## WHAT YOU NEED TO DO
Transcribe all of the data exactly. Omit the pictures.

== SOURCE EXCERPT ==

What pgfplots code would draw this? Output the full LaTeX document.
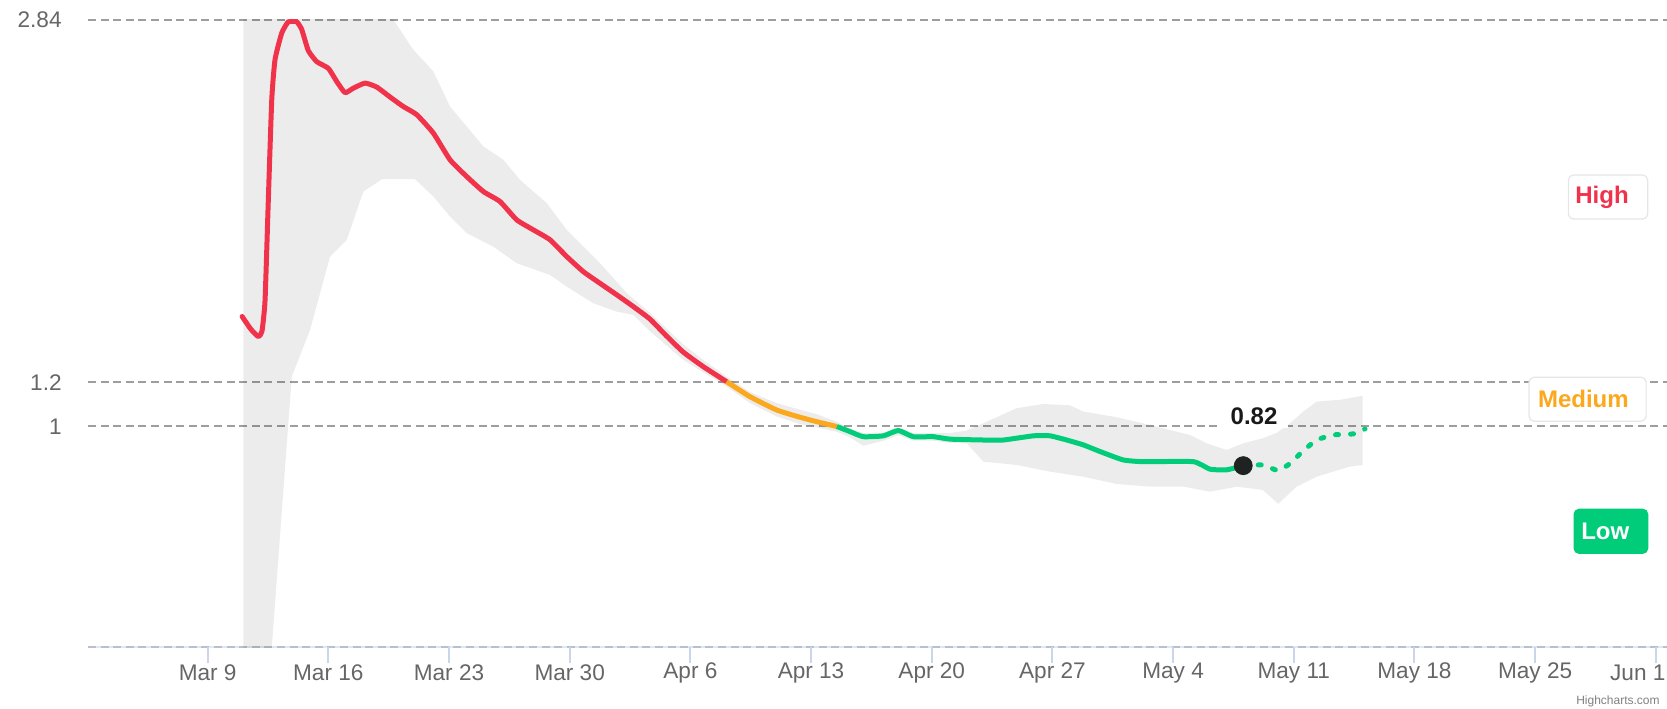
\documentclass[border=0pt]{standalone}
\usepackage{fontspec}
\setmainfont{Liberation Sans}
\usepackage{pgfplots}
\pgfplotsset{compat=1.18}
\definecolor{redc}{RGB}{240,50,75}
\definecolor{orangec}{RGB}{252,168,28}
\definecolor{greenc}{RGB}{0,204,122}
\definecolor{gridc}{RGB}{158,158,158}
\definecolor{axisc}{RGB}{204,214,235}
\definecolor{labelc}{RGB}{102,102,102}
\definecolor{boxc}{RGB}{230,230,230}
\definecolor{dotc}{RGB}{30,34,32}
\begin{document}
\begin{tikzpicture}
\path[use as bounding box] (0,0) rectangle (833.5pt,354pt);
\begin{axis}[
  at={(44pt,30.35pt)}, anchor=south west, scale only axis,
  width=789.5pt, height=313.8pt,
  xmin=-6.94, xmax=84.65, ymin=0, ymax=2.84,
  axis x line*=bottom, axis y line*=left,
  axis line style={-},
  x axis line style={draw=axisc, draw opacity=0.6, line width=1pt},
  y axis line style={draw=none},
  xtick={0,7,...,84},
  xticklabels={Mar 9,Mar 16,Mar 23,Mar 30,Apr 6,Apr 13,Apr 20,Apr 27,May 4,May 11,May 18,May 25,{\hspace*{-18pt}Jun 1}},
  ytick={0,1,1.2,2.84},
  yticklabels={,1,1.2,2.84},
  tick align=outside,
  xtick style={draw=axisc, line width=1pt},
  ytick style={draw=none},
  major tick length=8pt,
  ymajorgrids,
  major grid style={draw=gridc, line width=1.1pt, dash pattern=on 4pt off 2.3pt},
  ticklabel style={font=\fontsize{11.3}{13}\selectfont, text=labelc},
  xticklabel style={anchor=center, yshift=-4.85pt},
  yticklabel style={anchor=east, inner sep=0pt, xshift=-5pt},
]
% uncertainty band
\addplot[draw=none, fill=black, fill opacity=0.075] coordinates {
(2.07,3.3) (8.0,3.3) (10.77,2.84) (11.93,2.704) (13.09,2.606) (14.06,2.447) (16.0,2.266) (17.15,2.206) (18.12,2.115) (19.67,2.01) (20.83,1.889) (22.76,1.738) (24.31,1.603) (25.66,1.513) (27.6,1.37) (28.75,1.30) (30.1,1.225) (31.46,1.155) (33.0,1.105) (34.36,1.075) (35.33,1.055) (36.5,1.02) (37.26,0.99) (38.03,0.97) (39.2,0.972) (40.06,0.995) (40.93,0.97) (42.1,0.97) (43.06,0.97) (44.0,0.98) (45.0,1.014) (46.93,1.082) (48.47,1.101) (50.02,1.095) (50.79,1.067) (52.73,1.041) (54.66,1.006) (56.98,0.961) (57.95,0.923) (59.1,0.893) (60.07,0.923) (61.2,0.946) (62.0,0.97) (62.66,1.006) (63.56,1.067) (64.33,1.112) (65.68,1.12) (67.0,1.138)
(67.0,0.825) (66.26,0.818) (64.33,0.772) (63.17,0.727) (62.1,0.649) (61.2,0.712) (59.69,0.727) (58.14,0.704) (56.6,0.727) (54.66,0.727) (52.73,0.739) (50.79,0.772) (48.86,0.795) (46.93,0.825) (45.0,0.840) (44.03,0.923) (43.06,0.925) (42.1,0.935) (40.93,0.935) (40.06,0.96) (39.2,0.935) (38.03,0.912) (37.26,0.95) (36.5,0.975) (35.33,0.995) (34.36,1.01) (33.0,1.045) (31.46,1.105) (30.1,1.18) (28.75,1.245) (27.6,1.30) (25.66,1.43) (24.69,1.504) (23.73,1.519) (22.37,1.557) (20.83,1.632) (19.86,1.685) (17.93,1.738) (16.57,1.813) (15.03,1.874) (14.06,1.949) (13.09,2.04) (12.03,2.118) (10.1,2.118) (9.03,2.062) (8.07,1.844) (7.1,1.768) (5.94,1.436) (4.88,1.225) (3.72,0) (3.4,-0.5) (2.07,-0.5)
} -- cycle;
% high
\addplot[redc, line width=2.5pt, smooth, tension=0.3, line join=round, line cap=round] coordinates {
(2.0,1.497) (2.5,1.44) (2.94,1.406) (3.15,1.43) (3.33,1.57) (3.52,2.025) (3.72,2.48) (3.91,2.66) (4.30,2.78) (4.68,2.83) (5.17,2.83) (5.46,2.795) (5.84,2.70) (6.33,2.65) (7.0,2.62) (7.49,2.56) (7.97,2.51) (8.45,2.53) (9.13,2.553) (9.81,2.535) (10.58,2.49) (11.35,2.447) (12.13,2.41) (13.09,2.327) (14.06,2.206) (15.03,2.13) (16.0,2.062) (16.96,2.017) (17.93,1.934) (18.89,1.889) (19.86,1.844) (20.83,1.768) (21.79,1.70) (22.76,1.647) (23.73,1.595) (24.69,1.542) (25.66,1.485) (26.6,1.41) (27.6,1.335) (28.75,1.27) (30.1,1.202)
};
% medium
\addplot[orangec, line width=2.5pt, smooth, tension=0.3, line join=round] coordinates {
(30.1,1.202) (31.46,1.134) (33.0,1.074) (34.36,1.041) (35.33,1.021) (36.5,0.999)
};
% low
\addplot[greenc, line width=2.5pt, smooth, tension=0.3, line join=round] coordinates {
(36.5,0.999) (37.26,0.976) (38.03,0.953) (39.2,0.957) (40.06,0.981) (40.93,0.953) (42.1,0.953) (43.06,0.942) (45.0,0.938) (46.15,0.938) (47.9,0.957) (48.86,0.957) (49.83,0.938) (50.79,0.916) (51.76,0.886) (53.1,0.848) (54.27,0.840) (57.17,0.840) (58.14,0.806) (59.1,0.803) (60.07,0.822)
};
% forecast
\addplot[greenc, line width=2.5pt, smooth, tension=0.3, line cap=round, dash pattern=on 1.5pt off 6pt] coordinates {
(60.07,0.822) (61.2,0.825) (62.1,0.80) (62.8,0.833) (63.56,0.89) (64.33,0.938) (65.3,0.961) (66.46,0.966) (67.13,0.988)
};
\addplot[only marks, mark=*, mark size=4.5pt, mark options={fill=dotc, draw=dotc}] coordinates {(60.07,0.822)};
\node[fill=white, inner sep=0pt, minimum width=34pt, minimum height=11.5pt, font=\bfseries\fontsize{12}{12}\selectfont, text=black!90, xshift=5.4pt, yshift=24.6pt] at (axis cs:60.07,0.822) {0.82};
\end{axis}
\node[draw=boxc, fill=white, rounded corners=2.5pt, line width=0.6pt, anchor=east, inner xsep=0pt, inner ysep=0pt, minimum height=22pt, font=\bfseries\fontsize{12}{12}\selectfont, text=redc] at (824.15pt,255.5pt) {\hspace*{3.5pt}High\hspace*{9.5pt}};
\node[draw=boxc, fill=white, rounded corners=2.5pt, line width=0.6pt, anchor=east, inner xsep=0pt, inner ysep=0pt, minimum height=22pt, font=\bfseries\fontsize{12}{12}\selectfont, text=orangec] at (823.35pt,154.4pt) {\hspace*{4.5pt}Medium\hspace*{8.7pt}};
\node[draw=greenc, fill=greenc, rounded corners=2.5pt, line width=0.6pt, anchor=east, inner xsep=0pt, inner ysep=0pt, minimum height=22pt, font=\bfseries\fontsize{12}{12}\selectfont, text=white] at (824.15pt,88.35pt) {\hspace*{3.6pt}Low\hspace*{9.2pt}};
\node[anchor=base east, inner sep=0pt, font=\fontsize{6}{7}\selectfont, text=gray] at (830pt,2pt) {Highcharts.com};
\end{tikzpicture}
\end{document}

===

## SOLUTION TO THE EXERCISE
What pgfplots code would draw this? Output the full LaTeX document.
\documentclass[border=0pt]{standalone}
\usepackage{fontspec}
\setmainfont{Liberation Sans}
\usepackage{pgfplots}
\pgfplotsset{compat=1.18}
\definecolor{redc}{RGB}{240,50,75}
\definecolor{orangec}{RGB}{252,168,28}
\definecolor{greenc}{RGB}{0,204,122}
\definecolor{gridc}{RGB}{158,158,158}
\definecolor{axisc}{RGB}{204,214,235}
\definecolor{labelc}{RGB}{102,102,102}
\definecolor{boxc}{RGB}{230,230,230}
\definecolor{dotc}{RGB}{30,34,32}
\begin{document}
\begin{tikzpicture}
\path[use as bounding box] (0,0) rectangle (833.5pt,354pt);
\begin{axis}[
  at={(44pt,30.35pt)}, anchor=south west, scale only axis,
  width=789.5pt, height=313.8pt,
  xmin=-6.94, xmax=84.65, ymin=0, ymax=2.84,
  axis x line*=bottom, axis y line*=left,
  axis line style={-},
  x axis line style={draw=axisc, draw opacity=0.6, line width=1pt},
  y axis line style={draw=none},
  xtick={0,7,...,84},
  xticklabels={Mar 9,Mar 16,Mar 23,Mar 30,Apr 6,Apr 13,Apr 20,Apr 27,May 4,May 11,May 18,May 25,{\hspace*{-18pt}Jun 1}},
  ytick={0,1,1.2,2.84},
  yticklabels={,1,1.2,2.84},
  tick align=outside,
  xtick style={draw=axisc, line width=1pt},
  ytick style={draw=none},
  major tick length=8pt,
  ymajorgrids,
  major grid style={draw=gridc, line width=1.1pt, dash pattern=on 4pt off 2.3pt},
  ticklabel style={font=\fontsize{11.3}{13}\selectfont, text=labelc},
  xticklabel style={anchor=center, yshift=-4.85pt},
  yticklabel style={anchor=east, inner sep=0pt, xshift=-5pt},
]
% uncertainty band
\addplot[draw=none, fill=black, fill opacity=0.075] coordinates {
(2.07,3.3) (8.0,3.3) (10.77,2.84) (11.93,2.704) (13.09,2.606) (14.06,2.447) (16.0,2.266) (17.15,2.206) (18.12,2.115) (19.67,2.01) (20.83,1.889) (22.76,1.738) (24.31,1.603) (25.66,1.513) (27.6,1.37) (28.75,1.30) (30.1,1.225) (31.46,1.155) (33.0,1.105) (34.36,1.075) (35.33,1.055) (36.5,1.02) (37.26,0.99) (38.03,0.97) (39.2,0.972) (40.06,0.995) (40.93,0.97) (42.1,0.97) (43.06,0.97) (44.0,0.98) (45.0,1.014) (46.93,1.082) (48.47,1.101) (50.02,1.095) (50.79,1.067) (52.73,1.041) (54.66,1.006) (56.98,0.961) (57.95,0.923) (59.1,0.893) (60.07,0.923) (61.2,0.946) (62.0,0.97) (62.66,1.006) (63.56,1.067) (64.33,1.112) (65.68,1.12) (67.0,1.138)
(67.0,0.825) (66.26,0.818) (64.33,0.772) (63.17,0.727) (62.1,0.649) (61.2,0.712) (59.69,0.727) (58.14,0.704) (56.6,0.727) (54.66,0.727) (52.73,0.739) (50.79,0.772) (48.86,0.795) (46.93,0.825) (45.0,0.840) (44.03,0.923) (43.06,0.925) (42.1,0.935) (40.93,0.935) (40.06,0.96) (39.2,0.935) (38.03,0.912) (37.26,0.95) (36.5,0.975) (35.33,0.995) (34.36,1.01) (33.0,1.045) (31.46,1.105) (30.1,1.18) (28.75,1.245) (27.6,1.30) (25.66,1.43) (24.69,1.504) (23.73,1.519) (22.37,1.557) (20.83,1.632) (19.86,1.685) (17.93,1.738) (16.57,1.813) (15.03,1.874) (14.06,1.949) (13.09,2.04) (12.03,2.118) (10.1,2.118) (9.03,2.062) (8.07,1.844) (7.1,1.768) (5.94,1.436) (4.88,1.225) (3.72,0) (3.4,-0.5) (2.07,-0.5)
} -- cycle;
% high
\addplot[redc, line width=2.5pt, smooth, tension=0.3, line join=round, line cap=round] coordinates {
(2.0,1.497) (2.5,1.44) (2.94,1.406) (3.15,1.43) (3.33,1.57) (3.52,2.025) (3.72,2.48) (3.91,2.66) (4.30,2.78) (4.68,2.83) (5.17,2.83) (5.46,2.795) (5.84,2.70) (6.33,2.65) (7.0,2.62) (7.49,2.56) (7.97,2.51) (8.45,2.53) (9.13,2.553) (9.81,2.535) (10.58,2.49) (11.35,2.447) (12.13,2.41) (13.09,2.327) (14.06,2.206) (15.03,2.13) (16.0,2.062) (16.96,2.017) (17.93,1.934) (18.89,1.889) (19.86,1.844) (20.83,1.768) (21.79,1.70) (22.76,1.647) (23.73,1.595) (24.69,1.542) (25.66,1.485) (26.6,1.41) (27.6,1.335) (28.75,1.27) (30.1,1.202)
};
% medium
\addplot[orangec, line width=2.5pt, smooth, tension=0.3, line join=round] coordinates {
(30.1,1.202) (31.46,1.134) (33.0,1.074) (34.36,1.041) (35.33,1.021) (36.5,0.999)
};
% low
\addplot[greenc, line width=2.5pt, smooth, tension=0.3, line join=round] coordinates {
(36.5,0.999) (37.26,0.976) (38.03,0.953) (39.2,0.957) (40.06,0.981) (40.93,0.953) (42.1,0.953) (43.06,0.942) (45.0,0.938) (46.15,0.938) (47.9,0.957) (48.86,0.957) (49.83,0.938) (50.79,0.916) (51.76,0.886) (53.1,0.848) (54.27,0.840) (57.17,0.840) (58.14,0.806) (59.1,0.803) (60.07,0.822)
};
% forecast
\addplot[greenc, line width=2.5pt, smooth, tension=0.3, line cap=round, dash pattern=on 1.5pt off 6pt] coordinates {
(60.07,0.822) (61.2,0.825) (62.1,0.80) (62.8,0.833) (63.56,0.89) (64.33,0.938) (65.3,0.961) (66.46,0.966) (67.13,0.988)
};
\addplot[only marks, mark=*, mark size=4.5pt, mark options={fill=dotc, draw=dotc}] coordinates {(60.07,0.822)};
\node[fill=white, inner sep=0pt, minimum width=34pt, minimum height=11.5pt, font=\bfseries\fontsize{12}{12}\selectfont, text=black!90, xshift=5.4pt, yshift=24.6pt] at (axis cs:60.07,0.822) {0.82};
\end{axis}
\node[draw=boxc, fill=white, rounded corners=2.5pt, line width=0.6pt, anchor=east, inner xsep=0pt, inner ysep=0pt, minimum height=22pt, font=\bfseries\fontsize{12}{12}\selectfont, text=redc] at (824.15pt,255.5pt) {\hspace*{3.5pt}High\hspace*{9.5pt}};
\node[draw=boxc, fill=white, rounded corners=2.5pt, line width=0.6pt, anchor=east, inner xsep=0pt, inner ysep=0pt, minimum height=22pt, font=\bfseries\fontsize{12}{12}\selectfont, text=orangec] at (823.35pt,154.4pt) {\hspace*{4.5pt}Medium\hspace*{8.7pt}};
\node[draw=greenc, fill=greenc, rounded corners=2.5pt, line width=0.6pt, anchor=east, inner xsep=0pt, inner ysep=0pt, minimum height=22pt, font=\bfseries\fontsize{12}{12}\selectfont, text=white] at (824.15pt,88.35pt) {\hspace*{3.6pt}Low\hspace*{9.2pt}};
\node[anchor=base east, inner sep=0pt, font=\fontsize{6}{7}\selectfont, text=gray] at (830pt,2pt) {Highcharts.com};
\end{tikzpicture}
\end{document}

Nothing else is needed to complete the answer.